Transcribe all of the material exactly, except for its pictures.

▶ _INFORMATION SHOWN_:
- - -

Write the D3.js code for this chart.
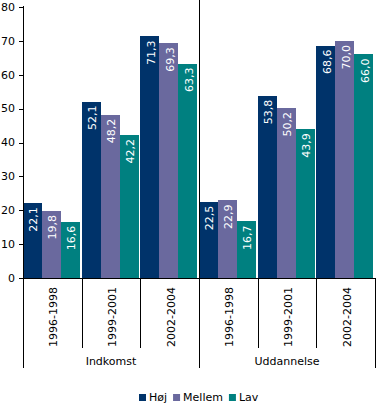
<!DOCTYPE html>
<html>
<head>
<meta charset="utf-8">
<script src="https://cdn.jsdelivr.net/npm/d3@7"></script>
<style>
  body { margin: 0; background: #ffffff; }
  svg { display: block; font-family: "DejaVu Sans", Verdana, sans-serif; }
</style>
</head>
<body>
<svg id="chart" width="380" height="404"></svg>
<script>
var groups = ["Indkomst", "Uddannelse"];
var periods = ["1996-1998", "1999-2001", "2002-2004"];
var series = ["Høj", "Mellem", "Lav"];
var colors = ["#00336a", "#6a699e", "#008080"];
var yTicks = [0, 10, 20, 30, 40, 50, 60, 70, 80];

// values per series, in order Indkomst x periods, then Uddannelse x periods
var hoj    = [22.1, 52.1, 71.3, 22.5, 53.8, 68.6];
var mellem = [19.8, 48.2, 69.3, 22.9, 50.2, 70.0];
var lav    = [16.6, 42.2, 63.3, 16.7, 43.9, 66.0];

var seriesValues = [hoj, mellem, lav];

var svg = d3.select("#chart");
// note: "top" is taken by window.top, so use plot* names
var plotLeft = 23, plotRight = 375, plotTop = 7, plotBottom = 278;

var categories = [];
groups.forEach(function(g) {
    periods.forEach(function(p) { categories.push(g + "|" + p); });
});

var x = d3.scaleBand().domain(categories).range([plotLeft, plotRight]);
var xs = d3.scaleBand().domain(series).range([0, x.bandwidth() - 1.5]);
var y = d3.scaleLinear().domain([0, 80]).range([plotBottom, plotTop]);

// bars
var barData = [];
categories.forEach(function(c, i) {
    series.forEach(function(s, j) {
        barData.push({cat: c, series: s, idx: j, value: seriesValues[j][i]});
    });
});

var bars = svg.append("g").selectAll("g")
  .data(barData)
  .enter()
  .append("g");

bars.append("rect")
    .attr("x", function(d) { return Math.round(x(d.cat) + xs(d.series)); })
    .attr("y", function(d) { return Math.round(y(d.value)); })
    .attr("width", function(d) { return Math.round(xs.bandwidth()); })
    .attr("height", function(d) { return plotBottom - Math.round(y(d.value)); })
    .attr("fill", function(d) { return colors[d.idx]; })
    .attr("shape-rendering", "crispEdges");

bars.append("text")
    .attr("transform", function(d) {
        var cx = x(d.cat) + xs(d.series) + xs.bandwidth() / 2 + 1;
        return "translate(" + cx + "," + (y(d.value) + 4) + ") rotate(-90)";
    })
    .attr("text-anchor", "end")
    .attr("dy", "0.35em")
    .attr("fill", "#ffffff")
    .style("font-size", "11px")
    .text(function(d) { return d.value.toFixed(1).replace(".", ","); });

// y axis
var yAxis = svg.append("g");
yAxis.append("line")
    .attr("x1", plotLeft + 0.5).attr("x2", plotLeft + 0.5)
    .attr("y1", plotTop - 1).attr("y2", 368)
    .attr("stroke", "#000");
yAxis.selectAll(".tick")
  .data(yTicks)
  .enter()
  .append("line")
    .attr("x1", plotLeft - 4).attr("x2", plotLeft)
    .attr("y1", function(d) { return Math.round(y(d)) + 0.5; })
    .attr("y2", function(d) { return Math.round(y(d)) + 0.5; })
    .attr("stroke", "#000");
yAxis.selectAll("text")
  .data(yTicks)
  .enter()
  .append("text")
    .attr("x", 15)
    .attr("y", function(d) { return y(d); })
    .attr("dy", "0.35em")
    .attr("text-anchor", "end")
    .style("font-size", "11px")
    .text(function(d) { return d; });

// x axis line
svg.append("line")
    .attr("x1", plotLeft).attr("x2", plotRight + 1)
    .attr("y1", plotBottom + 0.5).attr("y2", plotBottom + 0.5)
    .attr("stroke", "#000");

// separators between periods and groups
categories.forEach(function(c, i) {
    if (i == 0) return;
    var isGroup = (i % periods.length == 0);
    var xx = Math.round(x(c)) + 0.5;
    svg.append("line")
        .attr("x1", xx).attr("x2", xx)
        .attr("y1", isGroup ? 0 : plotBottom)
        .attr("y2", isGroup ? 368 : 348)
        .attr("stroke", "#000");
});
svg.append("line")
    .attr("x1", plotRight + 0.5).attr("x2", plotRight + 0.5)
    .attr("y1", plotBottom).attr("y2", 368)
    .attr("stroke", "#000");

// period labels
svg.append("g").selectAll("text")
  .data(categories)
  .enter()
  .append("text")
    .attr("transform", function(d) {
        return "translate(" + (x(d) + x.bandwidth() / 2 + 1) + ",287) rotate(-90)";
    })
    .attr("text-anchor", "end")
    .attr("dy", "0.35em")
    .style("font-size", "11px")
    .text(function(d) { return d.split("|")[1]; });

// group labels
svg.append("g").selectAll("text")
  .data(groups)
  .enter()
  .append("text")
    .attr("x", function(d, i) {
        var first = x(d + "|" + periods[0]);
        var last = x(d + "|" + periods[periods.length - 1]) + x.bandwidth();
        return (first + last) / 2;
    })
    .attr("y", 365)
    .attr("text-anchor", "middle")
    .style("font-size", "11px")
    .text(function(d) { return d; });

// legend
var legend = svg.append("g");
var lx = 139;
series.forEach(function(s, i) {
    legend.append("rect")
        .attr("x", lx).attr("y", 394)
        .attr("width", 7).attr("height", 7)
        .attr("fill", colors[i]);
    var t = legend.append("text")
        .attr("x", lx + 10).attr("y", 401)
        .style("font-size", "11px")
        .text(s);
    lx = lx + 10 + t.node().getComputedTextLength() + 6;
});
</script>
</body>
</html>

- - -

▶ _SOLUTION BELOW_:
Write the D3.js code for this chart.
<!DOCTYPE html>
<html>
<head>
<meta charset="utf-8">
<script src="https://cdn.jsdelivr.net/npm/d3@7"></script>
<style>
  body { margin: 0; background: #ffffff; }
  svg { display: block; font-family: "DejaVu Sans", Verdana, sans-serif; }
</style>
</head>
<body>
<svg id="chart" width="380" height="404"></svg>
<script>
var groups = ["Indkomst", "Uddannelse"];
var periods = ["1996-1998", "1999-2001", "2002-2004"];
var series = ["Høj", "Mellem", "Lav"];
var colors = ["#00336a", "#6a699e", "#008080"];
var yTicks = [0, 10, 20, 30, 40, 50, 60, 70, 80];

// values per series, in order Indkomst x periods, then Uddannelse x periods
var hoj    = [22.1, 52.1, 71.3, 22.5, 53.8, 68.6];
var mellem = [19.8, 48.2, 69.3, 22.9, 50.2, 70.0];
var lav    = [16.6, 42.2, 63.3, 16.7, 43.9, 66.0];

var seriesValues = [hoj, mellem, lav];

var svg = d3.select("#chart");
// note: "top" is taken by window.top, so use plot* names
var plotLeft = 23, plotRight = 375, plotTop = 7, plotBottom = 278;

var categories = [];
groups.forEach(function(g) {
    periods.forEach(function(p) { categories.push(g + "|" + p); });
});

var x = d3.scaleBand().domain(categories).range([plotLeft, plotRight]);
var xs = d3.scaleBand().domain(series).range([0, x.bandwidth() - 1.5]);
var y = d3.scaleLinear().domain([0, 80]).range([plotBottom, plotTop]);

// bars
var barData = [];
categories.forEach(function(c, i) {
    series.forEach(function(s, j) {
        barData.push({cat: c, series: s, idx: j, value: seriesValues[j][i]});
    });
});

var bars = svg.append("g").selectAll("g")
  .data(barData)
  .enter()
  .append("g");

bars.append("rect")
    .attr("x", function(d) { return Math.round(x(d.cat) + xs(d.series)); })
    .attr("y", function(d) { return Math.round(y(d.value)); })
    .attr("width", function(d) { return Math.round(xs.bandwidth()); })
    .attr("height", function(d) { return plotBottom - Math.round(y(d.value)); })
    .attr("fill", function(d) { return colors[d.idx]; })
    .attr("shape-rendering", "crispEdges");

bars.append("text")
    .attr("transform", function(d) {
        var cx = x(d.cat) + xs(d.series) + xs.bandwidth() / 2 + 1;
        return "translate(" + cx + "," + (y(d.value) + 4) + ") rotate(-90)";
    })
    .attr("text-anchor", "end")
    .attr("dy", "0.35em")
    .attr("fill", "#ffffff")
    .style("font-size", "11px")
    .text(function(d) { return d.value.toFixed(1).replace(".", ","); });

// y axis
var yAxis = svg.append("g");
yAxis.append("line")
    .attr("x1", plotLeft + 0.5).attr("x2", plotLeft + 0.5)
    .attr("y1", plotTop - 1).attr("y2", 368)
    .attr("stroke", "#000");
yAxis.selectAll(".tick")
  .data(yTicks)
  .enter()
  .append("line")
    .attr("x1", plotLeft - 4).attr("x2", plotLeft)
    .attr("y1", function(d) { return Math.round(y(d)) + 0.5; })
    .attr("y2", function(d) { return Math.round(y(d)) + 0.5; })
    .attr("stroke", "#000");
yAxis.selectAll("text")
  .data(yTicks)
  .enter()
  .append("text")
    .attr("x", 15)
    .attr("y", function(d) { return y(d); })
    .attr("dy", "0.35em")
    .attr("text-anchor", "end")
    .style("font-size", "11px")
    .text(function(d) { return d; });

// x axis line
svg.append("line")
    .attr("x1", plotLeft).attr("x2", plotRight + 1)
    .attr("y1", plotBottom + 0.5).attr("y2", plotBottom + 0.5)
    .attr("stroke", "#000");

// separators between periods and groups
categories.forEach(function(c, i) {
    if (i == 0) return;
    var isGroup = (i % periods.length == 0);
    var xx = Math.round(x(c)) + 0.5;
    svg.append("line")
        .attr("x1", xx).attr("x2", xx)
        .attr("y1", isGroup ? 0 : plotBottom)
        .attr("y2", isGroup ? 368 : 348)
        .attr("stroke", "#000");
});
svg.append("line")
    .attr("x1", plotRight + 0.5).attr("x2", plotRight + 0.5)
    .attr("y1", plotBottom).attr("y2", 368)
    .attr("stroke", "#000");

// period labels
svg.append("g").selectAll("text")
  .data(categories)
  .enter()
  .append("text")
    .attr("transform", function(d) {
        return "translate(" + (x(d) + x.bandwidth() / 2 + 1) + ",287) rotate(-90)";
    })
    .attr("text-anchor", "end")
    .attr("dy", "0.35em")
    .style("font-size", "11px")
    .text(function(d) { return d.split("|")[1]; });

// group labels
svg.append("g").selectAll("text")
  .data(groups)
  .enter()
  .append("text")
    .attr("x", function(d, i) {
        var first = x(d + "|" + periods[0]);
        var last = x(d + "|" + periods[periods.length - 1]) + x.bandwidth();
        return (first + last) / 2;
    })
    .attr("y", 365)
    .attr("text-anchor", "middle")
    .style("font-size", "11px")
    .text(function(d) { return d; });

// legend
var legend = svg.append("g");
var lx = 139;
series.forEach(function(s, i) {
    legend.append("rect")
        .attr("x", lx).attr("y", 394)
        .attr("width", 7).attr("height", 7)
        .attr("fill", colors[i]);
    var t = legend.append("text")
        .attr("x", lx + 10).attr("y", 401)
        .style("font-size", "11px")
        .text(s);
    lx = lx + 10 + t.node().getComputedTextLength() + 6;
});
</script>
</body>
</html>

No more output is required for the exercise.